• [Charts and diagrams as code]
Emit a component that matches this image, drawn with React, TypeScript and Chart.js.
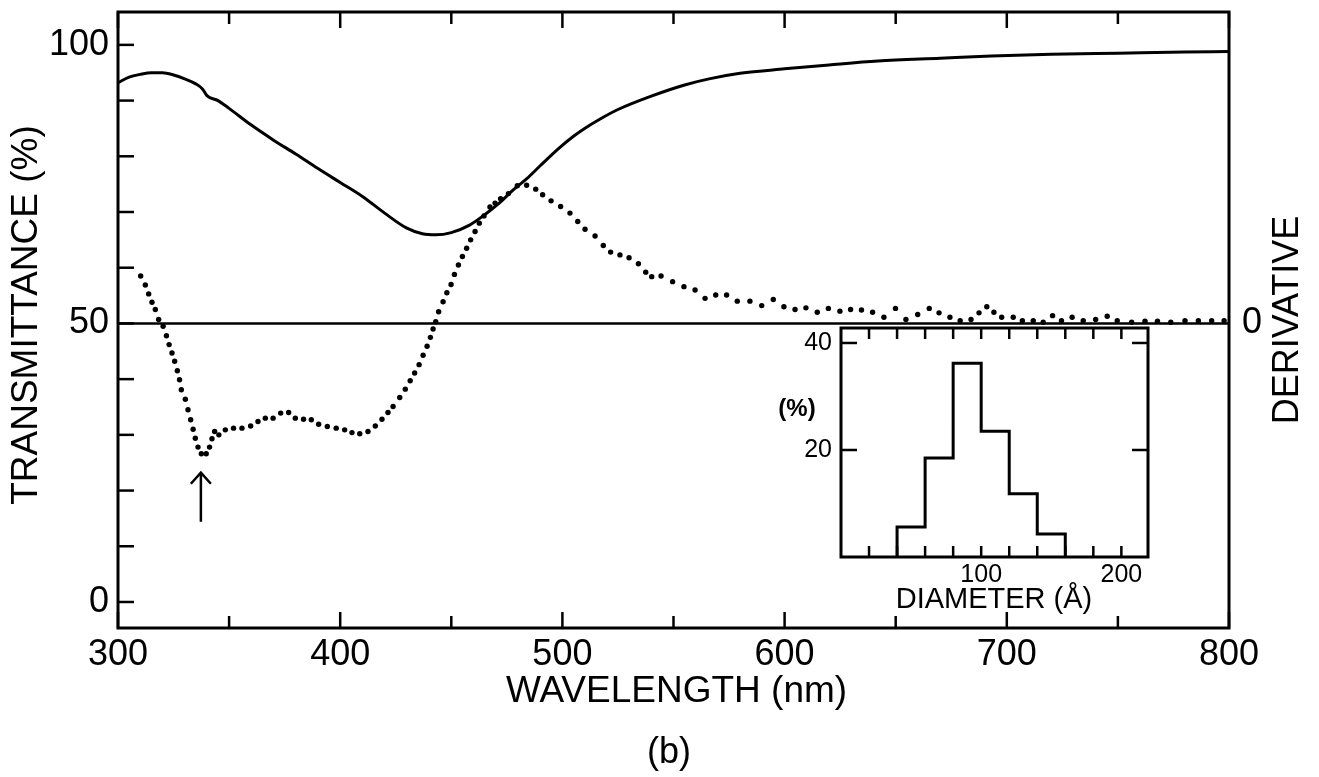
import React, { useEffect, useRef } from 'react';
import { Chart, registerables } from 'chart.js';

Chart.register(...registerables);

const FONT = '"Liberation Sans", Arial, sans-serif';

// ---------- Main chart data ----------
const transWavelength = [300, 305, 310, 315, 320, 325, 330, 335, 338, 340, 345, 350, 360, 370, 380, 390, 400, 410, 420, 430, 437, 443, 450, 458, 465, 471, 478, 484, 490, 498, 505, 510, 517, 525, 540, 555, 566, 580, 600, 620, 642, 670, 693, 720, 750, 780, 800];
const transmittance = [93.2, 94.2, 94.7, 95.0, 95.0, 94.6, 93.9, 93.0, 92.1, 90.9, 90.0, 88.6, 85.6, 82.9, 80.4, 77.8, 75.3, 72.8, 69.8, 67.1, 66.1, 65.9, 66.3, 67.6, 69.5, 71.4, 74.0, 76.0, 78.3, 81.3, 83.6, 85.0, 86.7, 88.4, 90.8, 92.8, 93.9, 94.9, 95.7, 96.4, 97.1, 97.6, 98.0, 98.3, 98.5, 98.7, 98.8];

const derivWavelength = [310.2, 312.3, 313.8, 315.3, 316.8, 318.3, 320.3, 321.8, 323.0, 324.3, 325.5, 326.7, 327.7, 328.5, 330.3, 331.5, 332.7, 333.8, 334.8, 336.0, 337.5, 339.7, 341.2, 342.3, 343.5, 345.4, 348.3, 352.0, 355.8, 359.7, 363.0, 366.3, 369.8, 373.2, 376.8, 379.8, 383.5, 387.0, 390.3, 394.2, 398.2, 402.0, 405.3, 408.8, 412.5, 415.8, 418.8, 421.5, 423.8, 426.8, 429.3, 431.5, 433.5, 435.5, 437.3, 439.1, 440.6, 441.8, 443.0, 444.3, 446.3, 448.0, 449.9, 451.4, 453.2, 455.0, 456.9, 458.7, 460.7, 462.6, 464.7, 467.4, 469.7, 472.2, 475.7, 479.7, 483.9, 488.0, 491.1, 494.9, 499.2, 503.4, 506.9, 510.2, 514.7, 518.4, 521.7, 525.9, 530.0, 534.2, 537.5, 540.2, 544.4, 549.6, 554.7, 559.7, 564.2, 569.0, 573.9, 578.7, 584.4, 589.7, 594.9, 599.7, 604.7, 609.6, 614.7, 619.7, 624.9, 629.7, 634.6, 639.6, 644.7, 649.9, 654.6, 659.9, 665.1, 669.5, 674.4, 679.0, 683.9, 687.5, 691.0, 694.2, 697.7, 702.9, 707.0, 711.9, 716.4, 720.6, 724.6, 729.4, 734.4, 740.0, 745.2, 749.7, 756.2, 762.2, 767.8, 773.8, 780.2, 786.2, 792.2, 797.8];
const derivative = [8.5, 6.9, 5.3, 3.8, 2.5, 0.7, -0.5, -2.2, -3.8, -5.3, -6.8, -8.5, -10.1, -11.9, -13.6, -15.5, -17.3, -19.0, -20.6, -22.2, -23.4, -23.4, -22.2, -20.7, -19.4, -20.0, -19.1, -18.8, -18.8, -18.4, -17.6, -17.0, -17.0, -16.1, -16.0, -17.0, -17.2, -17.3, -18.1, -18.5, -18.8, -19.1, -19.6, -19.8, -19.4, -18.4, -17.2, -16.0, -14.9, -13.3, -11.8, -10.3, -8.9, -7.4, -5.7, -4.1, -2.5, -1.0, 0.3, 2.1, 3.9, 5.5, 7.0, 8.8, 10.5, 12.0, 13.5, 15.0, 16.5, 18.0, 19.3, 20.9, 21.6, 22.4, 23.3, 24.7, 24.8, 24.1, 23.1, 22.0, 21.0, 19.8, 18.3, 16.9, 15.7, 14.0, 12.8, 12.3, 11.8, 10.7, 9.2, 8.4, 8.5, 7.5, 6.6, 6.0, 4.5, 5.1, 5.1, 4.0, 4.0, 3.2, 4.3, 3.0, 2.5, 2.8, 2.0, 2.7, 2.2, 2.5, 2.4, 2.0, 1.1, 2.7, 0.7, 1.6, 2.7, 1.9, 1.1, 0.5, 0.7, 1.9, 3.0, 2.0, 1.1, 1.1, 0.5, 0.5, 0.2, 1.4, 0.5, 1.1, 0.5, 0.7, 1.3, 0.5, 0.2, 0.4, 0.4, 0.2, 0.5, 0.5, 0.5, 0.5];

const zeroLineWavelength = [300, 800];
const xTickValues = [300, 350, 400, 450, 500, 550, 600, 650, 700, 750, 800];
const xLabelValues = [300, 400, 500, 600, 700, 800];
const yTickValues = [0, 10, 20, 30, 40, 50, 60, 70, 80, 90, 100];
const yLabelValues = [0, 50, 100];
const derivLabelValues = [0];
const arrowWavelength = 337.3;
const arrowSpan = [14.4, 23.2];

// ---------- Inset (size distribution) data ----------
const insetBinEdges = [40, 60, 80, 100, 120, 140, 160];
const insetPercent = [5.6, 18.5, 36.2, 23.5, 11.8, 4.3];
const insetXTicks = [20, 40, 60, 80, 100, 120, 140, 160, 180, 200];
const insetXLabels = [100, 200];
const insetYTicks = [20, 40];

function line(ctx: CanvasRenderingContext2D, x1: number, y1: number, x2: number, y2: number) {
  ctx.beginPath();
  ctx.moveTo(x1, y1);
  ctx.lineTo(x2, y2);
  ctx.stroke();
}

function fixSize(w: number | null, h: number | null) {
  return (s: any) => {
    if (w !== null) s.width = w;
    if (h !== null) s.height = h;
    s.paddingTop = 0;
    s.paddingBottom = 0;
    s.paddingLeft = 0;
    s.paddingRight = 0;
  };
}

const mainDecor = {
  id: 'mainDecor',
  afterDraw(chart: any) {
    const { ctx, chartArea: a, scales } = chart;
    const x = scales.x;
    const y = scales.y;
    ctx.save();
    ctx.strokeStyle = '#000';
    ctx.lineWidth = 3;
    ctx.strokeRect(a.left, a.top, a.right - a.left, a.bottom - a.top);
    ctx.lineWidth = 2.5;
    xTickValues.forEach((v) => {
      const px = x.getPixelForValue(v);
      const len = v % 100 === 0 ? 16 : 12;
      line(ctx, px, a.bottom, px, a.bottom - len);
      line(ctx, px, a.top, px, a.top + len);
    });
    yTickValues.forEach((v) => {
      const py = y.getPixelForValue(v);
      line(ctx, a.left, py, a.left + 16, py);
    });
    // arrow
    const ax = x.getPixelForValue(arrowWavelength);
    const ay0 = y.getPixelForValue(arrowSpan[0]);
    const ay1 = y.getPixelForValue(arrowSpan[1]);
    line(ctx, ax, ay0, ax, ay1);
    ctx.beginPath();
    ctx.moveTo(ax - 10, ay1 + 11);
    ctx.lineTo(ax, ay1);
    ctx.lineTo(ax + 10, ay1 + 11);
    ctx.stroke();
    // titles
    ctx.fillStyle = '#000';
    ctx.textAlign = 'center';
    ctx.textBaseline = 'middle';
    ctx.font = `37px ${FONT}`;
    ctx.fillText('WAVELENGTH (nm)', (a.left + a.right) / 2 + 3, a.bottom + 64);
    ctx.font = `36px ${FONT}`;
    ctx.fillText('(b)', a.left + 551, a.bottom + 125);
    ctx.save();
    ctx.font = `37px ${FONT}`;
    ctx.translate(a.left - 91, (a.top + a.bottom) / 2 - 5);
    ctx.rotate(-Math.PI / 2);
    ctx.fillText('TRANSMITTANCE (%)', 0, 0);
    ctx.restore();
    ctx.save();
    ctx.font = `36px ${FONT}`;
    ctx.translate(a.right + 59, (a.top + a.bottom) / 2);
    ctx.rotate(-Math.PI / 2);
    ctx.fillText('DERIVATIVE', 0, 0);
    ctx.restore();
    ctx.restore();
  },
};

const insetDecor = {
  id: 'insetDecor',
  afterDraw(chart: any) {
    const { ctx, chartArea: a, scales } = chart;
    const x = scales.x;
    const y = scales.y;
    ctx.save();
    ctx.strokeStyle = '#000';
    ctx.lineWidth = 3;
    ctx.strokeRect(a.left, a.top, a.right - a.left, a.bottom - a.top);
    ctx.lineWidth = 2.5;
    insetXTicks.forEach((v) => {
      const px = x.getPixelForValue(v);
      line(ctx, px, a.bottom, px, a.bottom - 11);
      line(ctx, px, a.top, px, a.top + 11);
    });
    insetYTicks.forEach((v) => {
      const py = y.getPixelForValue(v);
      line(ctx, a.left, py, a.left + 16, py);
      line(ctx, a.right, py, a.right - 16, py);
    });
    ctx.fillStyle = '#000';
    ctx.textAlign = 'center';
    ctx.textBaseline = 'middle';
    ctx.font = `bold 24px ${FONT}`;
    ctx.fillText('(%)', a.left - 44, y.getPixelForValue(27.5));
    ctx.font = `29px ${FONT}`;
    ctx.fillText('DIAMETER (Å)', a.left + 153, a.bottom + 43);
    ctx.restore();
  },
};

const noGrid = { display: false, drawTicks: false };

export default function App() {
  const mainRef = useRef<HTMLCanvasElement>(null);
  const insetRef = useRef<HTMLCanvasElement>(null);

  useEffect(() => {
    document.body.style.margin = '0';
    Chart.defaults.font.family = FONT;
    Chart.defaults.color = '#000';

    const main = new Chart(mainRef.current as HTMLCanvasElement, {
      type: 'line',
      data: {
        datasets: [
          {
            label: 'Transmittance',
            data: transWavelength.map((x, i) => ({ x, y: transmittance[i] })),
            yAxisID: 'y',
            borderColor: '#000',
            borderWidth: 3,
            pointRadius: 0,
            cubicInterpolationMode: 'monotone',
            fill: false,
          },
          {
            label: 'Zero',
            data: zeroLineWavelength.map((x) => ({ x, y: 0 })),
            yAxisID: 'y2',
            borderColor: '#000',
            borderWidth: 2.5,
            pointRadius: 0,
            fill: false,
          },
          {
            label: 'Derivative',
            data: derivWavelength.map((x, i) => ({ x, y: derivative[i] })),
            yAxisID: 'y2',
            showLine: false,
            pointRadius: 2.7,
            pointBackgroundColor: '#000',
            pointBorderWidth: 0,
            borderColor: '#000',
          },
        ],
      },
      options: {
        responsive: false,
        animation: false,
        devicePixelRatio: 1,
        events: [],
        layout: { padding: { top: 12, left: 0, right: 0, bottom: 0 } },
        plugins: { legend: { display: false }, tooltip: { enabled: false }, title: { display: false } },
        scales: {
          x: {
            type: 'linear',
            position: 'bottom',
            min: 300,
            max: 800,
            grid: noGrid,
            border: { display: false },
            afterBuildTicks: (s: any) => { s.ticks = xTickValues.map((v) => ({ value: v })); },
            afterFit: fixSize(null, 149),
            ticks: {
              autoSkip: false,
              maxRotation: 0,
              padding: 5,
              color: '#000',
              font: { family: FONT, size: 36 },
              callback: (v: any) => (xLabelValues.includes(Number(v)) ? String(v) : ''),
            },
          },
          y: {
            type: 'linear',
            position: 'left',
            min: -4.67,
            max: 105.9,
            grid: noGrid,
            border: { display: false },
            afterBuildTicks: (s: any) => { s.ticks = yTickValues.map((v) => ({ value: v })); },
            afterFit: fixSize(118, null),
            ticks: {
              autoSkip: false,
              padding: 9,
              color: '#000',
              font: { family: FONT, size: 36 },
              callback: (v: any) => (yLabelValues.includes(Number(v)) ? String(v) : ''),
            },
          },
          y2: {
            type: 'linear',
            position: 'right',
            min: -54.67,
            max: 55.9,
            grid: noGrid,
            border: { display: false },
            afterBuildTicks: (s: any) => { s.ticks = derivLabelValues.map((v) => ({ value: v })); },
            afterFit: fixSize(90, null),
            ticks: {
              autoSkip: false,
              padding: 13,
              color: '#000',
              font: { family: FONT, size: 36 },
              callback: (v: any) => String(v),
            },
          },
        },
      } as any,
      plugins: [mainDecor],
    });

    const histPoints = [{ x: insetBinEdges[0], y: 0 }]
      .concat(insetPercent.map((p, i) => ({ x: insetBinEdges[i], y: p })))
      .concat([{ x: insetBinEdges[insetBinEdges.length - 1], y: 0 }]);

    const inset = new Chart(insetRef.current as HTMLCanvasElement, {
      type: 'line',
      data: {
        datasets: [
          {
            label: 'Size distribution',
            data: histPoints,
            stepped: true,
            borderColor: '#000',
            borderWidth: 3,
            pointRadius: 0,
            fill: false,
          },
        ],
      },
      options: {
        responsive: false,
        animation: false,
        devicePixelRatio: 1,
        events: [],
        layout: { padding: { top: 8, left: 0, right: 32, bottom: 0 } },
        plugins: { legend: { display: false }, tooltip: { enabled: false } },
        scales: {
          x: {
            type: 'linear',
            min: 0,
            max: 219,
            grid: noGrid,
            border: { display: false },
            afterBuildTicks: (s: any) => { s.ticks = insetXTicks.map((v) => ({ value: v })); },
            afterFit: fixSize(null, 63),
            ticks: {
              autoSkip: false,
              maxRotation: 0,
              padding: 3,
              color: '#000',
              font: { family: FONT, size: 25 },
              callback: (v: any) => (insetXLabels.includes(Number(v)) ? String(v) : ''),
            },
          },
          y: {
            type: 'linear',
            min: 0,
            max: 42.8,
            grid: noGrid,
            border: { display: false },
            afterBuildTicks: (s: any) => { s.ticks = insetYTicks.map((v) => ({ value: v })); },
            afterFit: fixSize(81, null),
            ticks: {
              autoSkip: false,
              padding: 9,
              color: '#000',
              font: { family: FONT, size: 25 },
              callback: (v: any) => String(v),
            },
          },
        },
      } as any,
      plugins: [insetDecor],
    });

    return () => {
      main.destroy();
      inset.destroy();
    };
  }, []);

  return (
    <div style={{ position: 'absolute', left: 0, top: 0, width: 1319, height: 777, background: '#fff' }}>
      <canvas ref={mainRef} width={1319} height={777} style={{ position: 'absolute', left: 0, top: 0 }} />
      <canvas ref={insetRef} width={420} height={300} style={{ position: 'absolute', left: 760, top: 320 }} />
    </div>
  );
}
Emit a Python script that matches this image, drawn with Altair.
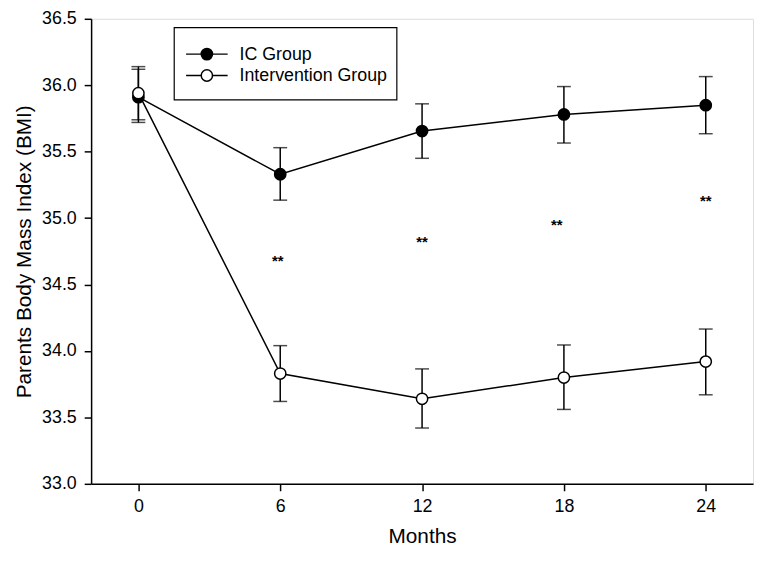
import altair as alt
import pandas as pd

months = [0, 6, 12, 18, 24]
ic_mean = [35.91, 35.33, 35.655, 35.78, 35.85]
ic_lower = [35.72, 35.135, 35.45, 35.565, 35.635]
ic_upper = [36.12, 35.53, 35.86, 35.99, 36.065]
int_mean = [35.94, 33.83, 33.64, 33.80, 33.92]
int_lower = [35.74, 33.62, 33.42, 33.56, 33.67]
int_upper = [36.14, 34.04, 33.865, 34.045, 34.165]

star_x = [5.9, 12.0, 17.7, 24.0]
star_y = [34.71, 34.85, 34.98, 35.16]
star_text = ["**", "**", "**", "**"]

groups = ["IC Group", "Intervention Group"]
group_fill = ["black", "white"]

FONT = "Liberation Sans"

rows = []
for g, m, lo, up in [(groups[0], ic_mean, ic_lower, ic_upper),
                     (groups[1], int_mean, int_lower, int_upper)]:
    for i, mo in enumerate(months):
        rows.append({"group": g, "month": mo, "mean": m[i], "lower": lo[i], "upper": up[i]})
df = pd.DataFrame(rows)
stars = pd.DataFrame({"x": star_x, "y": star_y, "t": star_text})

xscale = alt.Scale(domain=[-2, 26], nice=False, zero=False)
yscale = alt.Scale(domain=[33.0, 36.5], nice=False, zero=False)

xaxis = alt.Axis(values=months, title="Months", grid=False, tickSize=7, labelPadding=7,
                 labelFontSize=18, titleFontSize=21, titleFontWeight="normal",
                 titleBaseline="alphabetic", titleY=59, labelFont=FONT, titleFont=FONT,
                 domainColor="black", tickColor="black", labelColor="black", titleColor="black",
                 domainWidth=1.5, tickWidth=1.5)
yaxis = alt.Axis(values=[33.0, 33.5, 34.0, 34.5, 35.0, 35.5, 36.0, 36.5], format=".1f",
                 title="Parents Body Mass Index (BMI)", grid=False, tickSize=7, labelPadding=8,
                 labelFontSize=18, titleFontSize=21, titleFontWeight="normal",
                 titleBaseline="alphabetic", titleX=-61, titleY=235, labelFont=FONT, titleFont=FONT,
                 domainColor="black", tickColor="black", labelColor="black", titleColor="black",
                 domainWidth=1.5, tickWidth=1.5)

layers = []
for gi, g in enumerate(groups):
    sub = df[df.group == g]
    base = alt.Chart(sub)
    line = base.mark_line(color="black", strokeWidth=1.5).encode(
        x=alt.X("month:Q", scale=xscale, axis=xaxis),
        y=alt.Y("mean:Q", scale=yscale, axis=yaxis))
    err = base.mark_rule(color="black", strokeWidth=1.5).encode(
        x="month:Q", y="lower:Q", y2="upper:Q")
    cap_lo = base.mark_tick(orient="horizontal", color="black", size=14, thickness=1.5).encode(
        x="month:Q", y="lower:Q")
    cap_hi = base.mark_tick(orient="horizontal", color="black", size=14, thickness=1.5).encode(
        x="month:Q", y="upper:Q")
    pts = base.mark_point(shape="circle", filled=True, fill=group_fill[gi], stroke="black",
                          strokeWidth=1.5, size=130, opacity=1).encode(
        x="month:Q", y="mean:Q")
    layers += [line, err, cap_lo, cap_hi, pts]

star_layer = alt.Chart(stars).mark_text(font=FONT, fontSize=15, fontWeight="bold",
                                        color="black", dy=4).encode(
    x="x:Q", y="y:Q", text="t:N")

# manual legend (pixel positions inside plot area)
leg = pd.DataFrame({"label": groups, "fill": group_fill, "ly": [35.7, 57.3]})
box = alt.Chart(pd.DataFrame({"a": [0]})).mark_rect(fill="white", stroke="black", strokeWidth=1.2).encode(
    x=alt.value(84), x2=alt.value(309), y=alt.value(9), y2=alt.value(82))
leg_line = alt.Chart(leg).mark_rule(color="black", strokeWidth=1.5).encode(
    x=alt.value(96), x2=alt.value(138), y=alt.Y("ly:Q", scale=None))
leg_pt = alt.Chart(leg).mark_point(shape="circle", filled=True, stroke="black", strokeWidth=1.5,
                                   size=130, opacity=1).encode(
    x=alt.value(117), y=alt.Y("ly:Q", scale=None),
    fill=alt.Fill("fill:N", scale=None))
leg_txt = alt.Chart(leg).mark_text(font=FONT, fontSize=18, align="left", baseline="middle",
                                   color="black", dy=1).encode(
    x=alt.value(150), y=alt.Y("ly:Q", scale=None), text="label:N")

chart = alt.layer(*layers, star_layer, box, leg_line, leg_pt, leg_txt).resolve_scale(
    y="shared").properties(
    width=669, height=470,
    autosize=alt.AutoSizeParams(type="none"),
    padding={"left": 84, "top": 8, "right": 3, "bottom": 67},
).configure_view(stroke="black", strokeWidth=1.5).configure(background="white")

chart.save("out.html", embed_options={"renderer": "svg", "actions": False})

• [Instructions for the task] Looking above, find the stretch of lines that opens with the one holding "Emit a Python" and closes with the one holding "import pandas as pd". Copy it exactly, pictures excluded.

• [Output for this exercise]
Emit a Python script that matches this image, drawn with Altair.
import altair as alt
import pandas as pd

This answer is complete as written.